Structural adjustment
The existing franking credit system means that foreign-sourced income however is ineligible for a franking credit. Thus investors, who are being taxed at the highest marginal rate of 49%, are effectively paying 64.3% tax on dividends paid to them as a result of foreign-sourced income. Investors are penalised for investing in Australian companies who are becoming more global and receiving larger and larger shares of their operating revenues from foreign sources.
This is counter-intuitive for investors in small countries as their companies attempt to become successful in foreign markets and hence become a more secure and diversified investment providing improved returns.[11]

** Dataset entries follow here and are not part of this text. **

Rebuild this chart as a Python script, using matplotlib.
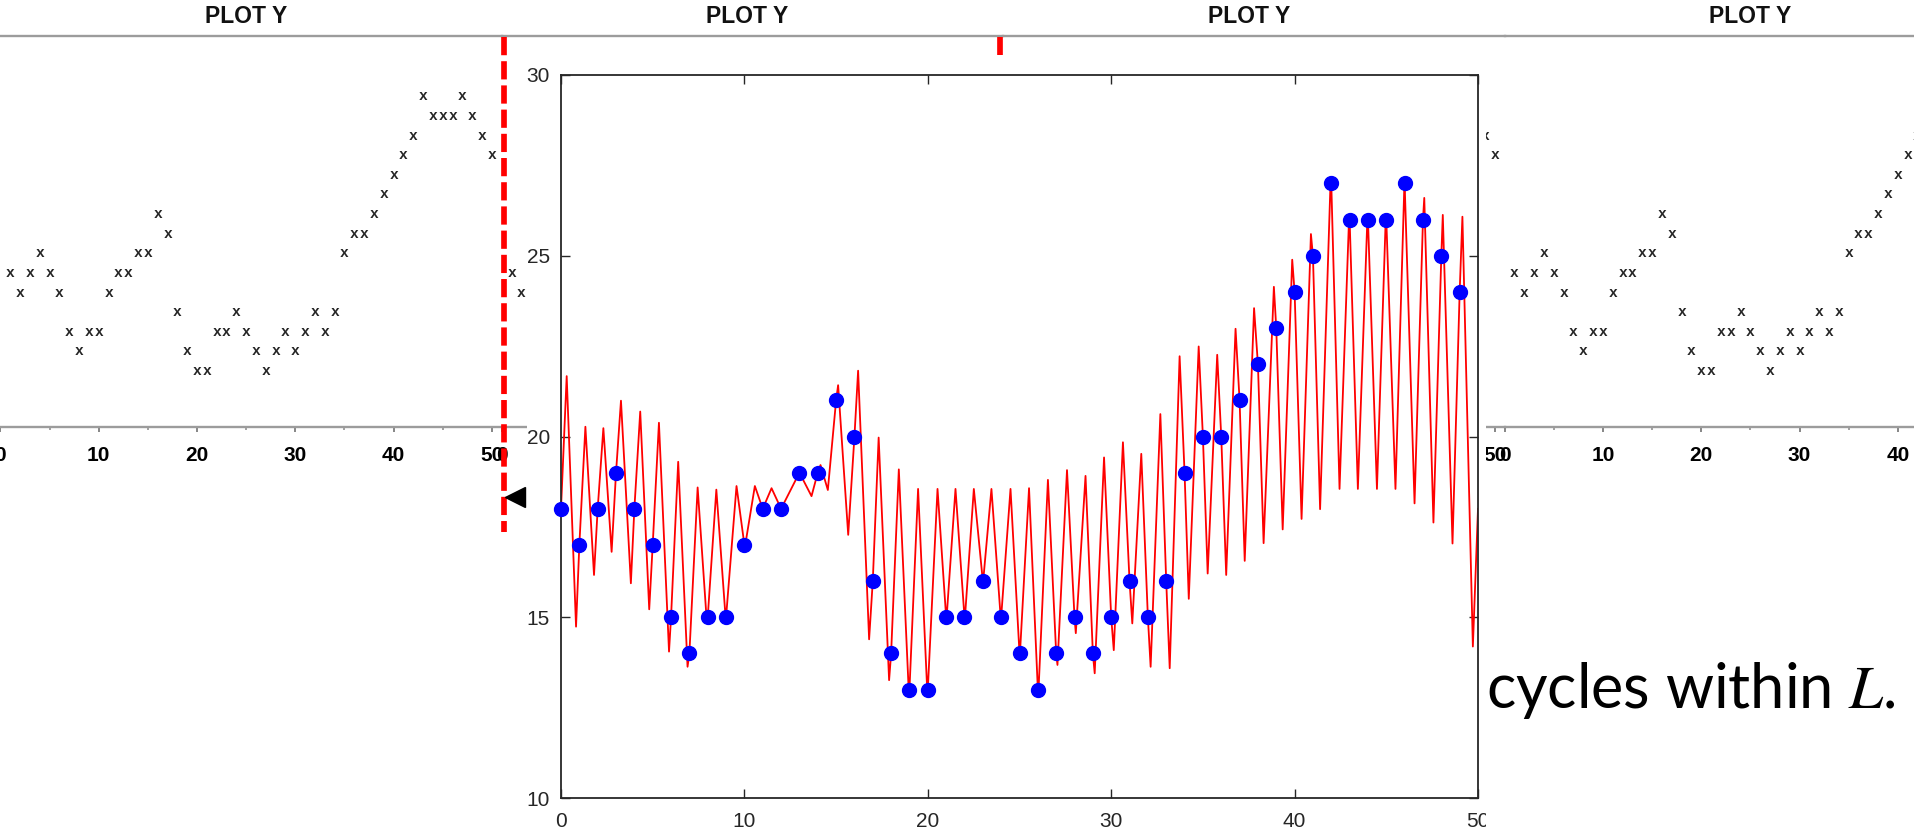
import matplotlib
matplotlib.use("Agg")
import matplotlib.pyplot as plt
from matplotlib.lines import Line2D
from matplotlib.patches import Rectangle
from matplotlib.transforms import Bbox, TransformedBbox, blended_transform_factory

plt.rcParams["font.family"] = ["Liberation Sans", "DejaVu Sans"]
plt.rcParams["mathtext.fontset"] = "stix"

W, H = 1915, 833

# Sampled values (blue dots, one per integer x); the PLOT Y strips show the same values at x=1..50
sample_x = list(range(50))
sample_y = [18, 17, 18, 19, 18, 17, 15, 14, 15, 15,
            17, 18, 18, 19, 19, 21, 20, 16, 14, 13,
            13, 15, 15, 16, 15, 14, 13, 14, 15, 14,
            15, 16, 15, 16, 19, 20, 20, 21, 22, 23,
            24, 25, 27, 26, 26, 26, 27, 26, 25, 24]

# Maxima of the red (continuous) signal
peak_x = [0.31, 1.33, 2.31, 3.27, 4.32, 5.34, 6.39, 7.45, 8.47, 9.57,
          10.57, 11.48, 12.55, 14.15, 15.11, 16.20, 17.32, 18.42, 19.47, 20.53,
          21.51, 22.51, 23.47, 24.51, 25.52, 26.55, 27.59, 28.60, 29.61, 30.64,
          31.64, 32.68, 33.73, 34.77, 35.78, 36.78, 37.79, 38.87, 39.87, 40.89,
          41.96, 42.97, 43.97, 44.97, 45.99, 47.07, 48.08, 49.15]
peak_y = [21.67, 20.27, 20.23, 20.99, 20.69, 20.38, 19.30, 18.59, 18.53, 18.63,
          18.63, 18.57, 18.55, 19.21, 21.42, 21.82, 19.97, 19.09, 18.55, 18.55,
          18.55, 18.55, 18.55, 18.55, 18.57, 18.80, 19.07, 18.91, 19.42, 19.84,
          19.52, 20.62, 22.22, 22.49, 22.26, 22.98, 23.55, 24.14, 24.89, 25.60,
          27.05, 26.05, 26.05, 26.05, 27.05, 26.60, 26.13, 26.08]

# Minima of the red signal
trough_x = [0.82, 1.80, 2.76, 3.81, 4.81, 5.89, 6.90, 7.94, 8.98, 10.03,
            13.66, 14.55, 15.66, 16.80, 17.89, 18.97, 19.98, 21.02, 22.02, 23.01,
            23.98, 25.02, 26.03, 27.07, 28.07, 29.10, 30.14, 31.15, 32.15, 33.19,
            34.23, 35.26, 36.27, 37.28, 38.31, 39.35, 40.38, 41.39, 42.45, 43.45,
            44.49, 45.50, 46.54, 47.57, 48.61, 49.72]
trough_y = [14.74, 16.17, 16.81, 15.94, 15.22, 14.05, 13.63, 14.95, 14.95, 16.95,
            18.35, 18.52, 17.28, 14.39, 13.26, 12.85, 12.85, 14.95, 14.95, 15.95,
            14.95, 13.95, 12.90, 13.68, 14.56, 13.45, 14.09, 14.83, 13.63, 13.59,
            15.51, 16.21, 16.17, 16.56, 17.05, 17.43, 17.72, 17.99, 18.55, 18.55,
            18.55, 18.55, 18.15, 17.62, 17.04, 14.19]

# Value where the red signal leaves the right edge
edge_x = [50.0]
edge_y = [18.0]

strip_ticks = [0, 10, 20, 30, 40, 50]
main_xticks = [0, 10, 20, 30, 40, 50]
main_yticks = [10, 15, 20, 25, 30]

fig = plt.figure(figsize=(W / 100, H / 100), dpi=100)


def px_axes(left, top, right, bottom, **kw):
    # Add axes from pixel box (origin top-left)
    return fig.add_axes([left / W, 1 - bottom / H, (right - left) / W, (bottom - top) / H], **kw)


def fig_y(y_px):
    return 1 - y_px / H


# Background "PLOT Y" strips, repeated side by side
strip_x0 = 0.4
strip_w = 501.4
for i in range(4):
    x0 = strip_x0 + i * strip_w
    ax = px_axes(x0, 36, x0 + strip_w, 427, zorder=0)
    ax.patch.set_visible(False)
    ax.set_xlim(0, 51)
    ax.set_ylim(10.15, 30.07)
    for side in ("left", "right"):
        ax.spines[side].set_visible(False)
    for side in ("top", "bottom"):
        ax.spines[side].set_color("#9c9c9c")
        ax.spines[side].set_linewidth(1.7)
    ax.set_yticks([])
    ax.set_xticks(strip_ticks, labels=[str(t) for t in strip_ticks],
                  fontweight="bold", fontsize=15)
    ax.set_xticks([5, 15, 25, 35, 45], minor=True)
    ax.tick_params(axis="x", which="major", direction="out", length=3.6,
                   width=1.1, color="#666666", pad=10)
    ax.tick_params(axis="x", which="minor", direction="out", length=2.2,
                   width=1.1, color="#888888")

    for k, v in enumerate(sample_y):
        ax.text(k + 1, v, "x", ha="center", va="center", fontsize=10.5,
                family="Liberation Mono", fontweight="bold", color="#262626")

    trans = blended_transform_factory(ax.transData, ax.transAxes)
    ax.text(25, 1.0486, "PLOT Y", transform=trans, ha="center", va="center",
            fontsize=16.5, fontweight="bold", color="#111111")

# Red dashed markers
for x_px in (504, 1000):
    fig.add_artist(Line2D([x_px / W, x_px / W], [fig_y(37), fig_y(532)],
                          transform=fig.transFigure, color="#ff0000", lw=4.1,
                          linestyle=(0, (3.2, 1.05)), zorder=0.5))

# Black pointer next to the dashed line
fig.add_artist(Line2D([515 / W], [fig_y(497)], transform=fig.transFigure,
                      marker="<", markersize=15, color="black", lw=0, zorder=0.7))

# Slide text partly hidden behind the plot
txt = fig.text(1486 / W, fig_y(708), "cycles within $L$.", ha="left", va="baseline",
               fontsize=40, family="Lato", color="black", zorder=0.6)
renderer = fig.canvas.get_renderer()
width_px = txt.get_window_extent(renderer).width
txt.set_fontsize(40 * 410 / width_px)

# White pasted plot covering the strips
fig.add_artist(Rectangle((527 / W, 0), (1486 - 527) / W, fig_y(55),
                         transform=fig.transFigure, facecolor="white",
                         edgecolor="none", zorder=1))

# Main plot
ax = px_axes(561, 75, 1478, 798, zorder=2)
ax.set_facecolor("white")

pts = sorted(zip(sample_x + peak_x + trough_x + edge_x,
                 sample_y + peak_y + trough_y + edge_y))
line_x = [p[0] for p in pts]
line_y = [p[1] for p in pts]
ax.plot(line_x, line_y, color="#ff0000", lw=1.3, solid_joinstyle="round", zorder=2)
ax.plot(sample_x, sample_y, "o", color="#0000ff", markersize=10, zorder=3, clip_on=False)

ax.set_xlim(0, 50)
ax.set_ylim(10, 30)
ax.set_xticks(main_xticks)
ax.set_yticks(main_yticks)
ax.tick_params(direction="in", length=6.5, width=1.0, color="#262626",
               labelcolor="#262626", labelsize=15, top=True, right=True)
ax.tick_params(axis="x", pad=10)
ax.tick_params(axis="y", pad=8)
for spine in ax.spines.values():
    spine.set_color("#262626")
    spine.set_linewidth(1.3)

# The pasted image is cut on its right edge, so the last x label is clipped
clip = TransformedBbox(Bbox.from_extents(527 / W, 0, 1486 / W, 1), fig.transFigure)
for tick in ax.xaxis.get_major_ticks():
    tick.label1.set_clip_box(clip)
    tick.label1.set_clip_on(True)

fig.savefig("out.png", dpi=100)
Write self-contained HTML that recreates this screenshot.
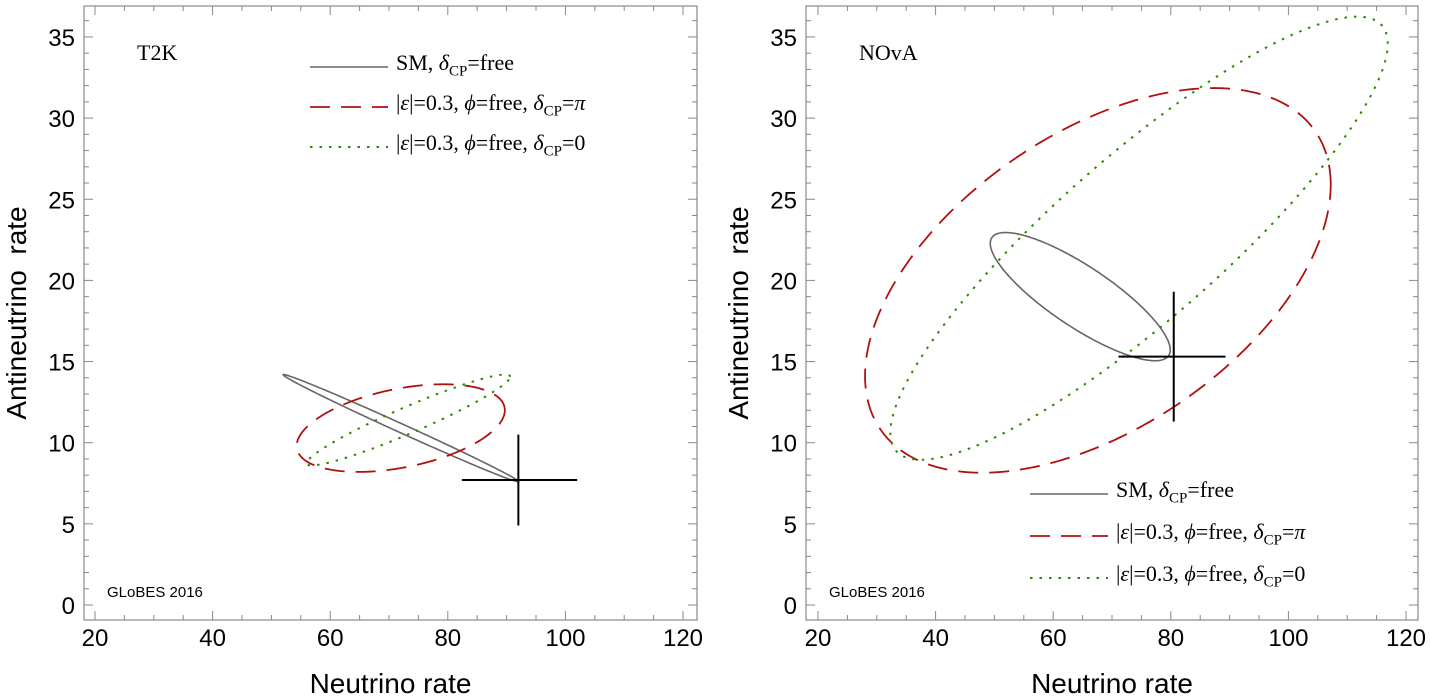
<!DOCTYPE html>
<html><head><meta charset="utf-8"><style>
body{margin:0;background:#fff}
svg{display:block}
.tk{font-family:"Liberation Sans",sans-serif;font-size:24px;fill:#000}
.ser{font-family:"Liberation Serif",serif;font-size:19px;fill:#000}
</style></head><body>
<svg id="fig" width="1430" height="700"></svg>
<script>
// ---- data ----
const xTicks=[20,40,60,80,100,120];
const yTicks=[0,5,10,15,20,25,30,35];
// ellipse params: [cx, halfXRange, cy, halfYRange, phase]
const t2kSM=[72,20,10.9,3.3,Math.PI-0.09];
const t2kRed=[72,17.7,10.9,2.7,1.15];
const t2kGreen=[73.3,17.3,11.4,2.8,0.32];
const t2kCross=[92,82.4,102,7.7,4.9,10.5];
const novaSM=[64.6,15.3,19,3.95,2.55];
const novaRed=[67.6,39.6,20,11.85,1.05];
const novaGreen=[74.6,42.3,22.6,13.65,0.5];
const novaCross=[80.5,71.1,89.3,15.3,11.3,19.3];
const legendLabels=["SM, δ<sub>CP</sub>=free","|ε|=0.3, ϕ=free, δ<sub>CP</sub>=π","|ε|=0.3, ϕ=free, δ<sub>CP</sub>=0"];

const NS="http://www.w3.org/2000/svg";
const svg=document.getElementById('fig');
function mk(tag,attrs,parent){const e=document.createElementNS(NS,tag);for(const k in attrs)e.setAttribute(k,attrs[k]);(parent||svg).appendChild(e);return e;}
const styles=[{stroke:"#666",w:1.6,dash:""},{stroke:"#b01010",w:1.8,dash:"20,11"},{stroke:"#2a8a00",w:2,dash:"2.5,7"}];

function panel(name,x0,frameL,frameR,title,ells,cross,legPos){
  const g=mk('g',{});
  
  
  const X=v=>x0+(v-20)*5.88, Y=v=>605-v*16.23;
  const top=6,bot=620;
  const fr=mk('rect',{x:frameL,y:top,width:frameR-frameL,height:bot-top,fill:"none",stroke:"#888","stroke-width":1.2},g);
  
  for(let v=20;v<=120;v+=5){const L=v%20==0?9:5;const px=X(v);
    mk('line',{x1:px,x2:px,y1:bot,y2:bot-L,stroke:"#888"},g);mk('line',{x1:px,x2:px,y1:top,y2:top+L,stroke:"#888"},g);}
  for(let v=0;v<=36;v+=1){const L=v%5==0?9:5;const py=Y(v);
    mk('line',{x1:frameL,x2:frameL+L,y1:py,y2:py,stroke:"#888"},g);mk('line',{x1:frameR,x2:frameR-L,y1:py,y2:py,stroke:"#888"},g);}
  xTicks.forEach(v=>{const t=mk('text',{x:X(v),y:646,class:"tk","text-anchor":"middle"},g);t.textContent=v;
    });
  yTicks.forEach(v=>{const t=mk('text',{x:frameL-9,y:Y(v)+9,class:"tk","text-anchor":"end"},g);t.textContent=v;
    });
  const xl=mk('text',{x:(frameL+frameR)/2,y:693,class:"tk","text-anchor":"middle",style:"font-size:28px"},g);xl.textContent="Neutrino rate";
  
  const yx=frameL-58;
  const yl=mk('text',{x:yx,y:313,class:"tk","text-anchor":"middle",style:"font-size:28px;white-space:pre",transform:`rotate(-90 ${yx} 313)`},g);yl.textContent="Antineutrino  rate";
  
  const tt=mk('text',{x:frameL+53,y:60,class:"ser",style:"font-size:22px"},g);tt.textContent=title;
  
  const gl=mk('text',{x:frameL+23,y:597,class:"tk",style:"font-size:15px"},g);gl.textContent="GLoBES 2016";
  
  ells.forEach((p,i)=>{let d="";for(let k=0;k<=360;k++){const t=k/360*2*Math.PI;
      const px=X(p[0]+p[1]*Math.cos(t)),py=Y(p[2]+p[3]*Math.cos(t-p[4]));d+=(k?"L":"M")+px.toFixed(2)+","+py.toFixed(2);}
    const s=styles[i];const e=mk('path',{d:d+"Z",fill:"none",stroke:s.stroke,"stroke-width":s.w,"stroke-dasharray":s.dash},g);
    
    });
  const c1=mk('line',{x1:X(cross[1]),x2:X(cross[2]),y1:Y(cross[3]),y2:Y(cross[3]),stroke:"#000","stroke-width":2},g);
  
  const c2=mk('line',{x1:X(cross[0]),x2:X(cross[0]),y1:Y(cross[4]),y2:Y(cross[5]),stroke:"#000","stroke-width":2},g);
  
  const [lx,ly,dy]=legPos;
  legendLabels.forEach((lab,i)=>{const s=styles[i];const yy=ly+i*dy;
    const ln=mk('line',{x1:lx,x2:lx+78,y1:yy,y2:yy,stroke:s.stroke,"stroke-width":s.w,"stroke-dasharray":s.dash},g);
    
    const fo=mk('foreignObject',{x:lx+86,y:yy-18,width:300,height:34},g);
    
    fo.innerHTML=`<div xmlns="http://www.w3.org/1999/xhtml" style="font-family:'Liberation Serif',serif;font-size:22px;line-height:28px;white-space:nowrap">${lab.replace(/([δεϕπ])/g,'<i>$1</i>').replace(/<sub>/g,'<sub style="font-size:15px">')}</div>`;});
}
panel('t2k',95,84,697,"T2K",[t2kSM,t2kRed,t2kGreen],t2kCross,[310,67,40]);
panel('nova',818,806,1418,"NOvA",[novaSM,novaRed,novaGreen],novaCross,[1030,494,42]);
</script>
</body></html>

Allowing streaming of dividends to foreign shareholders from foreign revenue, without reducing franking credits for locals would be a significant step helping to address this imbalance. So would modernising the “controlled foreign corporation” rules to reduce compliance in countries with comparative tax levels. Add to that a change to the definition of corporate tax residence so that Australian companies can have greater flexibility in the operation of overseas subsidiaries.[12]
Conclusion
The stories of the companies that have in fact been successful have some common threads. These include a sound overseas strategy that leverages off domestic experience and the persistence to learn from the inevitable errors[13] that follow any adventure outside the safety of ‘the boat’.
Hard lessons will be been learnt from overseas expansion. Managers must learn to under-promise and over-deliver It will almost invariably cost much more then budgeted and much longer than anticipated. The investment community must appreciate the need for patience and to manage their expectations. Our companies and their local investors must learn from their mistakes rather than retreating to the safety of the boat.

[1] With apologies to John Milius and Francis Ford Coppola. From Apocalypse Now:
CHIEF: You forgot the mangoes, didn't you?
CHEF: Mangoes? There as a fucking tiger in the woods -- I could've been eaten alive. I'm never going into that jungle again. I gotta remember never get out of the boat; never get outta the boat.
They move off; swallowed by the darkness. The jungle noises remain.
WILLARD (V.O.): He was right, the Chef – Never get out of the boat. Absolutely god damn right. Unless you were going all the way. Kurtz got off the boat. He split from the whole fuckin' program.
[2] Jan Eakin “Home truths and global warnings” The Age (Melbourne) 20/05/ 2003.
[3] Investing in Australia at http://www.dfat.gov.au/geo/australia/tradingnation/investing_in_australia.html
[4] Offshore Investment by Australian Firms: Survey Evidence, Productivity Commission, Commission Research Paper, , Feb-02
[5] Chris Wright “Overseas And Under Water” Australian Financial Review 24/05/2003.
[6] Bill Beerworth “Going global needs right model” The Australian Financial Review 06/05/2003.
[7] Adele Ferguson and David James “Secrets and traps” Business Review Weekly 06/05/2003 pg 40.
[8] Bill Beerworth “Going global needs right model” The Australian Financial Review 06/05/2003.
[9] Bill Beerworth “Going global needs right model” The Australian Financial Review 06/05/2003.
[10] Adele Ferguson and David James “Secrets and traps” Business Review Weekly 06/05/2003 pg 40
[11] Skontnicki Tom “The branch-office economy fights back” Business Review Weekly 06/5/2001 pg 35
[12] The Government has announced an intention to consider these matters “Review of International Taxation Arrangements – Consultation Paper” 26/08/2002
[13] Adele Ferguson and David James “Secrets and traps” Business Review Weekly 06/05/2003 pg 40 The authors survey a number of companies and conclude that the reasons include: failure to stick closely to core areas of expertise; failure to take a long-term strategic view; flooding the foreign acquisition with second-rate expatriates who do not understand the culture, market or legal system; paying too much for the business; failure to manage synergies; and an inability to buy the number-one or number-two business. In addition, Australian companies' lack of size makes it difficult to use acquisitions to create cross-border advantages between different consumer and financial.